Concentric transmon qubit featuring fast tunability and an anisotropic magnetic dipole moment

TL;DR

This paper introduces a novel concentric transmon qubit design with fast tunability and enhanced magnetic dipole moment, demonstrating promising coherence times and potential for site-selective qubit coupling in quantum simulation.

Contribution

The paper presents a new concentric transmon qubit architecture with a gradiometric SQUID loop enabling rapid frequency tuning and increased magnetic dipole moment, advancing quantum circuit control.

Findings

Qubit lifetimes and coherence times around 10 microseconds.

Systematic characterization of loss channels.

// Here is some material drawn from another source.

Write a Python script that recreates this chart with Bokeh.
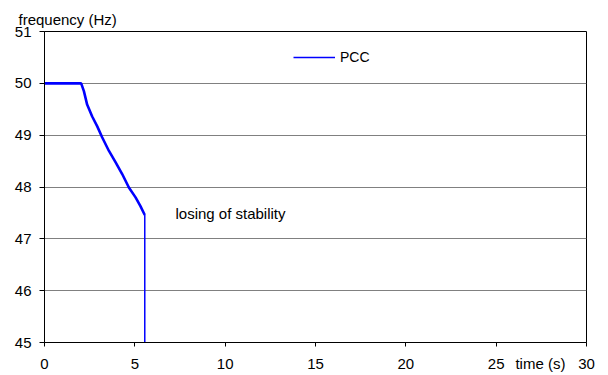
from bokeh.plotting import figure
from bokeh.models import Range1d, FixedTicker, Label, Legend, LegendItem, LinearAxis
from bokeh.embed import file_html
from bokeh.resources import INLINE

# PCC frequency (Hz) vs time (s)
t_pcc = [0.0, 2.03, 2.18, 2.36, 2.64, 2.92, 3.19, 3.56, 3.93, 4.30, 4.67, 5.04, 5.31, 5.55]
f_pcc = [50.0, 50.0, 49.85, 49.59, 49.36, 49.17, 48.96, 48.70, 48.48, 48.25, 47.99, 47.80, 47.63, 47.46]
t_drop = [5.55, 5.55]
f_drop = [47.46, 45.0]

x_ticks = [0, 5, 10, 15, 20, 25, 30]
y_ticks = [45, 46, 47, 48, 49, 50, 51]
x_title = "time (s)"
x_title_pos = 27.45
y_title = "frequency (Hz)"

FONT = "Liberation Sans"

p = figure(width=608, height=375, output_backend="svg", toolbar_location=None,
           x_range=Range1d(0, 30), y_range=Range1d(45, 51),
           title=y_title,
           min_border_left=44, min_border_right=22, min_border_top=31, min_border_bottom=33)
p.background_fill_color = "white"
p.border_fill_color = "white"
p.outline_line_color = "black"
p.outline_line_width = 1

p.title.align = "left"
p.title.offset = -26
p.title.standoff = 7
p.title.text_font = FONT
p.title.text_font_size = "15px"
p.title.text_font_style = "normal"
p.title.text_color = "black"

p.xgrid.grid_line_color = None
p.ygrid.grid_line_color = "#808080"
p.ygrid.grid_line_width = 1

# bottom axis: line + tick marks only (ticks given as minor ticks, so no labels)
xa = p.xaxis[0]
xa.ticker = FixedTicker(ticks=[], minor_ticks=x_ticks)
xa.axis_line_color = "black"
xa.major_tick_line_color = None
xa.major_tick_out = 0
xa.major_tick_in = 0
xa.minor_tick_line_color = "black"
xa.minor_tick_in = 0
xa.minor_tick_out = 4
xa.major_label_standoff = 0

# second bottom axis: tick labels plus the axis title between 25 and 30
xl = LinearAxis(ticker=FixedTicker(ticks=x_ticks + [x_title_pos]),
                major_label_overrides={x_title_pos: x_title},
                axis_line_color=None, major_tick_line_color=None, minor_tick_line_color=None,
                major_tick_in=0, major_tick_out=0, major_label_standoff=8,
                major_label_text_font=FONT, major_label_text_font_size="15px",
                major_label_text_color="black")
p.add_layout(xl, "below")

ya = p.yaxis[0]
ya.ticker = FixedTicker(ticks=y_ticks)
ya.axis_line_color = "black"
ya.major_tick_line_color = "black"
ya.minor_tick_line_color = None
ya.major_tick_in = 0
ya.major_tick_out = 5
ya.major_label_standoff = 8
ya.major_label_text_font = FONT
ya.major_label_text_font_size = "15px"
ya.major_label_text_color = "black"

r1 = p.line(t_pcc, f_pcc, line_color="#0000FF", line_width=2.6)
r2 = p.line(t_drop, f_drop, line_color="#0000FF", line_width=1.5)

legend = Legend(items=[LegendItem(label="PCC", renderers=[r2])],
                location=(249, 277), orientation="vertical",
                border_line_color=None, background_fill_alpha=0,
                padding=0, margin=0, spacing=0,
                glyph_width=42, glyph_height=16, label_height=16,
                label_standoff=5, label_text_font=FONT, label_text_font_size="14px",
                label_text_color="black")
p.add_layout(legend)

p.add_layout(Label(x=7.25, y=47.49, text="losing of stability", text_font=FONT,
                   text_font_size="15px", text_align="left", text_baseline="middle",
                   text_color="black"))

open("out.html", "w").write(file_html(p, INLINE))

Enhanced magnetic dipole moment compared to conventional designs.

Abstract

We present a planar qubit design based on a superconducting circuit that we call concentric transmon. While employing a straightforward fabrication process using Al evaporation and lift-off lithography, we observe qubit lifetimes and coherence times in the order of 10us. We systematically characterize loss channels such as incoherent dielectric loss, Purcell decay and radiative losses. The implementation of a gradiometric SQUID loop allows for a fast tuning of the qubit transition frequency and therefore for full tomographic control of the quantum circuit. Due to the large loop size, the presented qubit architecture features a strongly increased magnetic dipole moment as compared to conventional transmon designs. This renders the concentric transmon a promising candidate to establish a site-selective passive direct Z coupling between neighboring qubits, being a pending quest in the field of quantum simulation.